Als in Grimma das Gewerbe blühte

Die Industrie- und Gewerbeausstellung 1908

Vorbereitungen

Als das 50-jährige Jubiläum des Gewerbevereins bevorstand, regte der Goldschmiedemeister Noack, welcher seit geraumer Zeit erneut den Vorsitz innehatte, wieder eine Ausstellung an. Im Mai 1907 führte man daher eine Befragung unter den hiesigen Gewerbetreibenden durch, welche eine positive Resonanz fand. Auf einer Versammlung im Juni, an der sich nur 34 von etwa 180 Mitgliedern beteiligten, stimmten 32 für eine Ausstellung beim Schützenhaus. Somit war der Weg für die 2. Gewerbeausstellung in Grimma frei, zumal diesmal der behördliche Segen durch die Ehrenvorsitze von Bürgermeister Lobeck und Amtshauptmann Hänichen gesichert war. Allerdings sollte die Platzfrage wieder zur Zerreißprobe werden. Schon im Juli kam es zum großen Paukenschlag, als auf einer Versammlung neben dem vom Gewerbevereinsvorstand favorisierten Schützenhausplatz plötzlich noch drei andere potentielle Veranstaltungsorte zur Diskussion gebracht wurden. Vor allem die zahlreichen Vereinsmitglieder, welche gleichzeitig im Schützenverein tätig waren brachten den Schützenhof ins Spiel, der dem Schützenverein gehörte und mit welchem sich die Schützengilde finanziell übernommen hatte. Nun erhoffte man sich einen Imagegewinn und plante, die erforderliche Ausstellungshalle später als neue Schießhalle günstig erwerben zu können. Neben den beiden Favoriten waren aber auch noch der Tops mit Schwanenteichanlagen und der Exerzierplatz bei der Roten Schule als Ausstellungsgelände im Gespräch. Alle in Betracht kommenden Grundstücke hatten ihre Vor- und Nachteile. Für das Schützenhaus sprachen ein ausreichend großes Gelände, die Nähe zur Innenstadt und zum Schlachthof, dessen Elektrizitätswerk man benötigte. Auch der Schützenhof mit Festwiese bot genügend Platz und war, im Gegensatz zum Schützenhaus, hochwassersicher. Allerdings war er relativ weit von der Stadt entfernt und die sandigen Böden eigneten sich nicht für die geplanten gärtnerischen Anlagen.

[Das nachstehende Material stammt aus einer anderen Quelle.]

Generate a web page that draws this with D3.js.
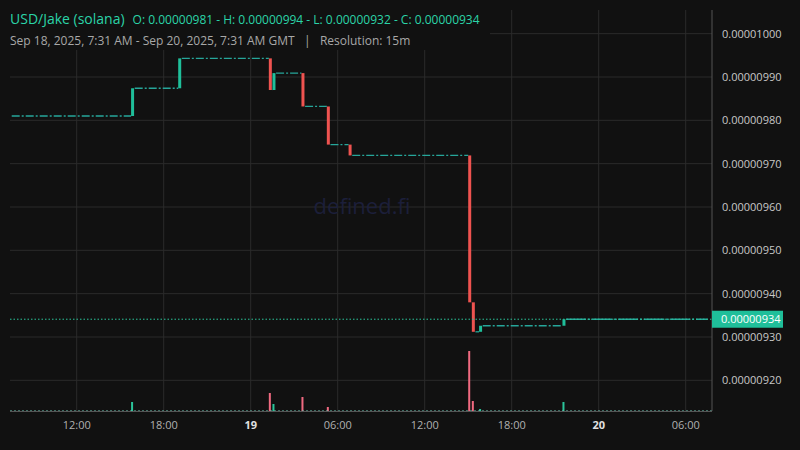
<!DOCTYPE html>
<html><head><meta charset="utf-8">
<script src="https://cdn.jsdelivr.net/npm/d3@7"></script>
<style>body{margin:0;background:#111111}svg{display:block}</style></head>
<body><svg id="c" width="800" height="450"></svg>
<script>
// price-change candles (time, open, close); flat periods between them
const times = ["2025-09-18T15:45","2025-09-18T19:00","2025-09-19T01:15","2025-09-19T01:30","2025-09-19T03:30","2025-09-19T05:15","2025-09-19T06:45","2025-09-19T15:00","2025-09-19T15:15","2025-09-19T15:45","2025-09-19T21:30"];
const opens  = [981, 987.4, 994.3, 987, 990.9, 983.2, 974.4, 971.9, 938, 931.2, 932.6];
const closes = [987.4, 994.3, 987, 990.9, 983.2, 974.4, 971.9, 938, 931.2, 932.6, 934.1];
const volTimes = ["2025-09-18T15:45","2025-09-19T01:15","2025-09-19T01:30","2025-09-19T03:30","2025-09-19T05:15","2025-09-19T15:00","2025-09-19T15:15","2025-09-19T15:45","2025-09-19T21:30"];
const volumes = [9, 18, 7, 14, 4, 60, 10, 2, 9];
const volUp = [true,false,true,false,false,false,false,true,true];
const yTicks = [920,930,940,950,960,970,980,990,1000];
const startPrice = 981, lastPrice = 934.1;
const fmt = v => (v/1e8).toFixed(8);

const svg = d3.select("#c");
const parse = d3.timeParse("%Y-%m-%dT%H:%M");
const t0 = parse("2025-09-18T07:31"), t1 = parse("2025-09-20T07:31");
const x = d3.scaleTime().domain([t0,t1]).range([11.7, 707.7]);
const y = d3.scaleLinear().domain([930,990]).range([337,77]);
const vy = d3.scaleLinear().domain([0,60]).range([411,351]);
const up="#26a69a", upB="#1fbf9a", dn="#ef5350";
const W=712, B=411;

const g = svg.append("g");
yTicks.forEach(v=>g.append("line").attr("x1",10).attr("x2",W).attr("y1",y(v)).attr("y2",y(v)).attr("stroke","#2b2b2b"));
const xt = [["2025-09-18T12:00","12:00"],["2025-09-18T18:00","18:00"],["2025-09-19T00:00","19"],["2025-09-19T06:00","06:00"],["2025-09-19T12:00","12:00"],["2025-09-19T18:00","18:00"],["2025-09-20T00:00","20"],["2025-09-20T06:00","06:00"]];
xt.forEach(([t,l])=>{const xx=x(parse(t));
 g.append("line").attr("x1",xx).attr("x2",xx).attr("y1",10).attr("y2",B).attr("stroke","#2b2b2b");
 svg.append("text").attr("x",xx).attr("y",429).attr("text-anchor","middle").attr("fill",(l.length<3)?"#e0e0e0":"#b0b0b0").attr("font-weight",l.length<3?"bold":"normal").attr("font-family","Open Sans").attr("font-size",11).text(l);});

svg.append("text").attr("x",362).attr("y",214).attr("text-anchor","middle").attr("fill","#1c1f3a").attr("font-family","Open Sans").attr("font-size",22).text("defined.fi");

let prevT=t0, prevP=startPrice;
times.forEach((t,i)=>{const tt=parse(t);
 svg.append("line").attr("x1",x(prevT)).attr("x2",x(tt)).attr("y1",y(prevP)).attr("y2",y(prevP)).attr("stroke",up).attr("stroke-width",1.3).attr("stroke-dasharray","8,2,2,2");
 prevT=d3.timeMinute.offset(tt,15); prevP=closes[i];});
svg.append("line").attr("x1",x(prevT)).attr("x2",x(t1)).attr("y1",y(prevP)).attr("y2",y(prevP)).attr("stroke",up).attr("stroke-width",1.3).attr("stroke-dasharray","20,2,2,2");

times.forEach((t,i)=>{const xx=x(parse(t));const a=y(opens[i]),b=y(closes[i]);
 svg.append("rect").attr("x",xx).attr("width",3).attr("y",Math.min(a,b)).attr("height",Math.max(1,Math.abs(a-b))).attr("fill",closes[i]>=opens[i]?upB:dn);});

volTimes.forEach((t,i)=>{svg.append("rect").attr("x",x(parse(t))).attr("width",2).attr("y",vy(volumes[i])).attr("height",B-vy(volumes[i])).attr("fill",volUp[i]?"#2bc49a":"#f06a80");});
svg.append("line").attr("x1",10).attr("x2",W).attr("y1",B).attr("y2",B).attr("stroke","#6fc9b6").attr("stroke-dasharray","2,2");

svg.append("line").attr("x1",10).attr("x2",W).attr("y1",y(lastPrice)).attr("y2",y(lastPrice)).attr("stroke","#2bc49a").attr("stroke-dasharray","1.5,2");

svg.append("line").attr("x1",W).attr("x2",W).attr("y1",10).attr("y2",B).attr("stroke","#555");
svg.append("line").attr("x1",10).attr("x2",W).attr("y1",B+0.5).attr("y2",B+0.5).attr("stroke","#555");
yTicks.forEach(v=>svg.append("text").attr("x",722).attr("y",y(v)+1).attr("dominant-baseline","middle").attr("fill","#c8c8c8").attr("font-family","Open Sans").attr("font-size",11).text(fmt(v)));
svg.append("rect").attr("x",W).attr("y",y(lastPrice)-8.5).attr("width",71).attr("height",17).attr("fill","#1fbf9a");
svg.append("text").attr("x",721).attr("y",y(lastPrice)+1).attr("dominant-baseline","middle").attr("fill","#fff").attr("font-family","Open Sans").attr("font-size",11).text(fmt(934));

svg.append("rect").attr("x",0).attr("y",0).attr("width",490).attr("height",50).attr("fill","#111111");
const h=svg.append("text").attr("x",10).attr("y",24).attr("font-family","Open Sans");
h.append("tspan").attr("fill","#2bd4a8").attr("font-size",14).text("USD/Jake (solana)");
h.append("tspan").attr("dx",8).attr("fill","#2bd4a8").attr("font-size",12).text("O: 0.00000981 - H: 0.00000994 - L: 0.00000932 - C: 0.00000934");
svg.append("text").attr("x",10).attr("y",45).attr("font-family","Open Sans").attr("font-size",12).attr("fill","#a8a8a8").attr("xml:space","preserve").text("Sep 18, 2025, 7:31 AM - Sep 20, 2025, 7:31 AM GMT   |   Resolution: 15m");
</script></body></html>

Der Exerzierplatz an der Roten Schule bot ebenfalls ausreichend Platz, war aber kaum erschlossen und lag etwas weit vom Zentrum entfernt. Das Gelände am Tops wurde mit seinen etwa 6000m2 von den meisten Mitgliedern schlicht als zu klein empfunden.

Nach einer hitzig geführten Debatte befürworteten in einer geheimen Abstimmung von 85 anwesenden Mitgliedern 42 den Schützenhof und nur 35 das Schützenhaus. Während der Vorstand enttäuscht war, dass die Fraktion der Schützen ihr Interesse über das des Gewerbevereins stellte, fühlten sich letztere in ihrer Meinung bestätigt und beharrten in der Folge auf dem Abstimmungsergebnis.

Der Vorstand des Gewerbevereines führte daher unter den bis dato 125 potentiellen Grimmaer Ausstellern eine Befragung in punkto Ausstellungsplatz durch. Von diesen sprachen sich 57 für das Schützenhaus und nur 34 für den Schützenhof aus. Der Rest stand dem Thema gleichgültig gegenüber.
Erwartungsgemäß wurde weiter gestritten, aber letztlich setzten sich die Schützenhausbefürworter durch, indem der Vorstand geschlossen mit Rücktritt drohte, sollten sich die Schützenhofbefürworter durchsetzen. Auch das Verhalten der Schützengilde trug indirekt zu der Entscheidung für das Schützenhaus bei, da sie nur vage finanzielle Hilfe in Aussicht stellte und sich mit konkreten Zusagen zurückhielt. Nach diesen ersten Querelen ging es zügig voran und bereits im August wurden die verschiedenen Ausschüsse gewählt und das Gelände abgesteckt. Die Kosten der Ausstellung wurden mit Hinblick auf die 1906 stattgefundene Rochlitzer Gewerbeausstellung auf 14.250 Mark, die Einnahmen auf 15.000 Mark geschätzt. Es wurde ein Garantiefond eingerichtet dessen Inhalt schon im Oktober 1907 die avisierten Kosten deckte. Somit waren auch die finanziellen Hürden genommen.